A major uncertainty stems from the fact that in its RICE MACT Q&A document, issued in April 2013, EPA specifically notes that switching from non-emergency to emergency status is possible prior to the compliance date. Although the document is silent about switching status after the compliance date, a common sense read of the response seems to imply that EPA did not intend to allow non-emergency engines to revert to emergency status. Since the compliance date has long passed, engines that will now be considered non-emergency will remain non-emergency for the life of the engine. Due to the volume of engines impacted by the court ruling, EPA will likely publish additional guidance to address this and related issues.
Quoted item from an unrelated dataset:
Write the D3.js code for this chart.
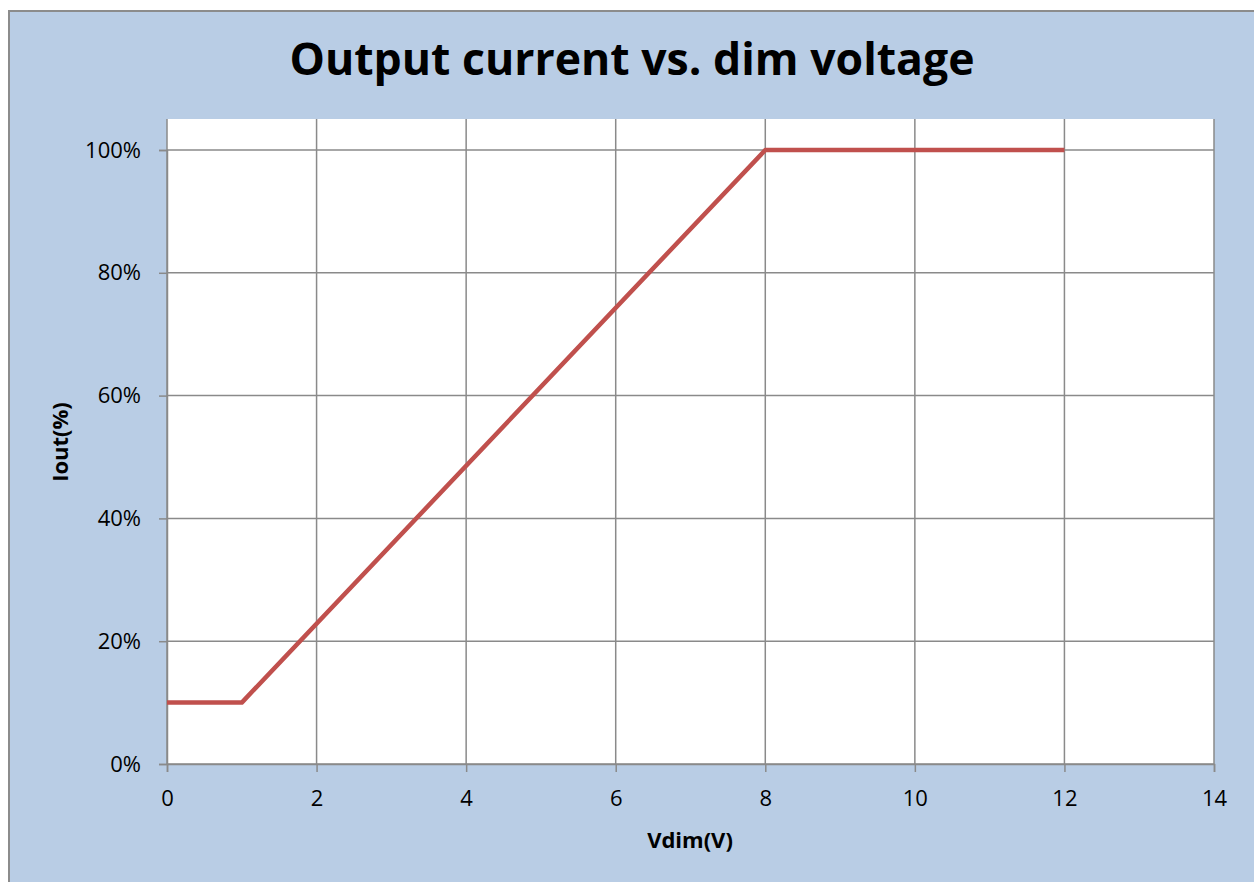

There are, of course, even bigger implications associated with this court ruling, related to power capacity and grid reliability. The ruling discusses how the increase in emergency demand-response participation "distorts" capacity markets; however, it is possible that a significant decrease in emergency demand-response participation could also impact capacity markets. The potential capacity of emergency demand-response engines participating in the auction has been calculated at a certain number of hours (e.g., 60 hrs) per generator. Capacity auctions are typically performed based on demand projections three years in the future. As a result of the court ruling, capacity markets into 2017 could be immediately impacted.
The Court notes "If vacating these portions of the 2013 Rule will cause administrative or other difficulties, EPA...may file a motion to delay issuance of the mandate to request either that the current standards remain in place or that EPA be allowed reasonable time to develop interim standards." Given the complexity of the issue and its significant impact across the United States, it is likely that EPA will request a delay in the issuance of the mandate. The form and content of the future rule will depend largely on input from FERC and NERC, and the nature of that input is very difficult to predict. After all, direct involvement of FERC and NERC, in a MACT rulemaking is uncharted territory.
1 75 FR 9667.
2 PJM is the Regional Transmission Organization (RTO) that coordinates the movement of electricity in part or all of 13 northeastern states and the District of Columbia.